It was at my school. Our jocks and nerds were very intermixed and hung out together in different groups, and our cheerleaders were mostly losers. The "popular" girls didn't really do any sports or activities to speak of, except for some resume-padding stuff like Key Club.
At other schools, I honestly think the stereotypes in movies became self-fulfilling prophecies. The terminology came from movies, and perhaps some of the division did as well.
If you read "Why Nerds Are Unpopular", [0] then look at these photos by pg, [1] and then ask yourself, "who is in the chess club?" then "who is the in the weight lifting/track team?"
"The kind of things we were interested
in didn't count for much in our high school." -- pg
Having gone to HS around about the same time and a mathlete, I recognise similar dynamics, even though I was 10,000 Ml away. It's no myth.
I am about the age and had a very similar experience, but it went beyond LAN parties. In retrospect, I went to a very quirky school. It was public, but you need to apply to go there--it was no one's default school.
Despite that, we had some of the best sports teams in the state, debate teams, and engineering teams. It was a culture of excellence and it was difficult to even classify geeks and jocks because so many individuals fit into both groups.
I'm not sure what this school did to get it right, but it's sad to see it not replicated many times over.
> I'm not sure what this school did to get it right, but it's sad to see it not replicated many times over.
> but you need to apply to go there
It sounds to me as if the school had a filter function to sort the unmotivated (or disadvantaged) out at the gate. If your strategy is to sift though the general population to find exceptional individuals, pretty much by definition you will not be making all schools in the same manner.
I think that's why successful charter schools are so hard to replicate. For every successful charter school, there are some number N that aren't.
This was even before LAN parties became a thing, but I still remember playing 'hunt' (IIRC) on pre-Solaris Sun 3/50 workstations in the math department computer lab.
Yes! The first company foolish enough to employ me as a junior dev would have Snipes games on Friday afternoons between anyone who wasn't fielding a customer support call.
Sometimes I would be on the phone to someone while navigating around the maze trying to bounce a few stars round the corners at people - and then have to explain what the screams were in the background.
Can't speak too much for it just yet (working through sponsorships, etc), but some friends and I are setting up a 160p LAN in Chicago later this year. It's particularly neat since we're not the only ones to have similar goals. LANs are coming back ;).
We also do ~monthly LANs out in Wauconda (Chicago suburbs) area if anybody's interested.

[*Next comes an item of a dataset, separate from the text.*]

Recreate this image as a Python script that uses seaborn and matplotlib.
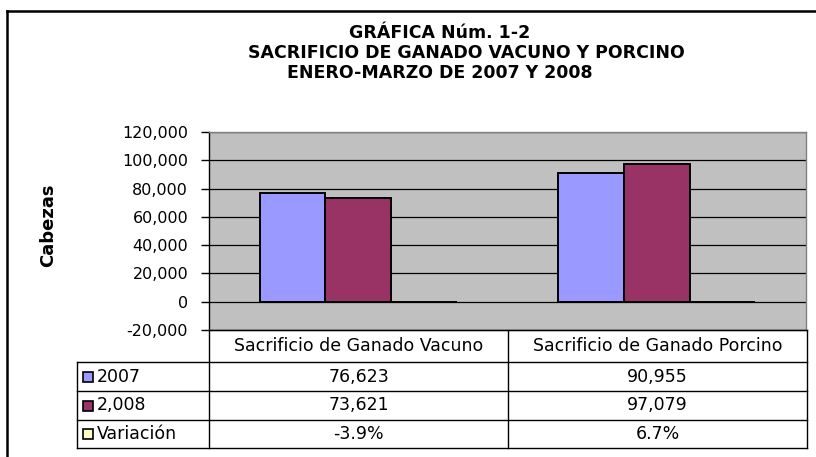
import matplotlib
matplotlib.use("Agg")
import matplotlib.pyplot as plt
from matplotlib.lines import Line2D
from matplotlib.patches import Rectangle
import seaborn as sns
import pandas as pd

# ---- data ----
categories = ["Sacrificio de Ganado Vacuno", "Sacrificio de Ganado Porcino"]
series_names = ["2007", "2,008", "Variación"]
values_2007 = [76623, 90955]
values_2008 = [73621, 97079]
variacion_pct = [-3.9, 6.7]
title_lines = ["GRÁFICA Núm. 1-2",
               "SACRIFICIO DE GANADO VACUNO Y PORCINO",
               "ENERO-MARZO DE 2007 Y 2008"]
y_label = "Cabezas"
y_ticks = [-20000, 0, 20000, 40000, 60000, 80000, 100000, 120000]
colors = ["#9999FF", "#993366", "#FFFFCC"]

rows = []
for i, c in enumerate(categories):
    rows.append({"cat": c, "serie": series_names[0], "val": values_2007[i]})
    rows.append({"cat": c, "serie": series_names[1], "val": values_2008[i]})
    rows.append({"cat": c, "serie": series_names[2], "val": variacion_pct[i] / 100.0})
df = pd.DataFrame(rows)

W, H = 816, 457
plt.rcParams["font.family"] = ["DejaVu Sans"]
fig = plt.figure(figsize=(W / 100, H / 100), dpi=100)
fig.patch.set_facecolor("white")

def fx(x):
    return x / W

def fy(y):
    return 1 - y / H

L, R, T, B = 209, 806, 132, 330
ax = fig.add_axes([fx(L), fy(B), fx(R) - fx(L), fy(T) - fy(B)])
ax.set_facecolor("#C0C0C0")
ax.set_axisbelow(True)
ax.yaxis.grid(True, color="black", linewidth=0.9)

sns.barplot(data=df, x="cat", y="val", hue="serie", hue_order=series_names,
            order=categories, palette=colors, width=0.66, edgecolor="black",
            linewidth=1.4, legend=False, ax=ax, saturation=1)

ax.set_xlim(-0.5, 1.5)
ax.set_ylim(y_ticks[0], y_ticks[-1])
ax.set_yticks(y_ticks)
ax.set_yticklabels([f"{t:,}" for t in y_ticks], fontsize=11.5)
ax.tick_params(axis="y", direction="out", length=6, width=1, color="black", pad=9)
ax.set_xticks([])
ax.set_xlabel("")
ax.set_ylabel("")
for s in ["top", "right", "bottom"]:
    ax.spines[s].set_color("#808080")
    ax.spines[s].set_linewidth(1)
ax.spines["left"].set_color("black")
ax.spines["left"].set_linewidth(1)

# ---- title ----
title_pos = [(440, 33), (466, 53), (440, 73)]
for txt, (x, y) in zip(title_lines, title_pos):
    fig.text(fx(x), fy(y), txt, ha="center", va="center", fontsize=12.5,
             fontweight="bold")

fig.text(fx(48), fy(225), y_label, rotation=90, ha="center", va="center",
         fontsize=13, fontweight="bold")

# ---- data table ----
def hline(x0, x1, y, lw=1.0, color="black"):
    fig.add_artist(Line2D([fx(x0), fx(x1)], [fy(y), fy(y)], color=color, lw=lw,
                          transform=fig.transFigure))

def vline(x, y0, y1, lw=1.0, color="black"):
    fig.add_artist(Line2D([fx(x), fx(x)], [fy(y0), fy(y1)], color=color, lw=lw,
                          transform=fig.transFigure))

col_x = [209, 508, 807]
row_y = [330, 362, 391, 420, 448]
hline(209, 807, 330)
for y in row_y[1:]:
    hline(77, 807, y)
vline(77, 362, 448)
for x in col_x:
    vline(x, 330, 448)

fs_tab = 12.5
for j, c in enumerate(categories):
    cx = (col_x[j] + col_x[j + 1]) / 2
    fig.text(fx(cx), fy((row_y[0] + row_y[1]) / 2), c, ha="center", va="center",
             fontsize=fs_tab)

cell_texts = [
    [f"{v:,}" for v in values_2007],
    [f"{v:,}" for v in values_2008],
    [f"{v:.1f}%" for v in variacion_pct],
]
for i, name in enumerate(series_names):
    cy = (row_y[i + 1] + row_y[i + 2]) / 2
    fig.add_artist(Rectangle((fx(83), fy(cy + 5)), fx(10), 10 / H,
                             facecolor=colors[i], edgecolor="black", lw=1.2,
                             transform=fig.transFigure))
    fig.text(fx(97), fy(cy), name, ha="left", va="center", fontsize=fs_tab)
    for j in range(len(categories)):
        cx = (col_x[j] + col_x[j + 1]) / 2
        fig.text(fx(cx), fy(cy), cell_texts[i][j], ha="center", va="center",
                 fontsize=fs_tab)

# ---- outer frame (top and left visible) ----
hline(7, 816, 11, lw=1.8)
vline(7, 11, 457, lw=1.8)

fig.savefig("out.png", dpi=100)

Here's just some preliminary stuff we've been working on. The switch we have is the same as LHC's: http://imgur.com/a/BICDK
I can't speak much for the power setup since I'm on the networking/infrastructure side, but it's pretty hefty and accounted for with tons of wiggle room. The switch alone is a decent chunk of the power. Back when we were setting it up in winter, it was able to heat a full house while sitting idle :).
For bandwidth, I'll be setting up an http cache server this weekend so that steam downloads (at least) can be retrieved locally as often as possible. The internet we have is 100Mb/s, which I personally think is more than plenty if managed correctly. We'd like the network and its capabilities to pretty much be as open as possible with a noticeable disclaimer that traffic can easily be intercepted and that Bad Stuff won't be tolerated. Ideally, we'd want the network to be as old school LAN-y as possible, which means that we unfortunately have to make some security compromises. We're going to place heavy restrictions on southbound traffic coming in, but northbound is going to be pretty limited. That said, we haven't set it up entirely yet, so we'll probably change a lot as we go.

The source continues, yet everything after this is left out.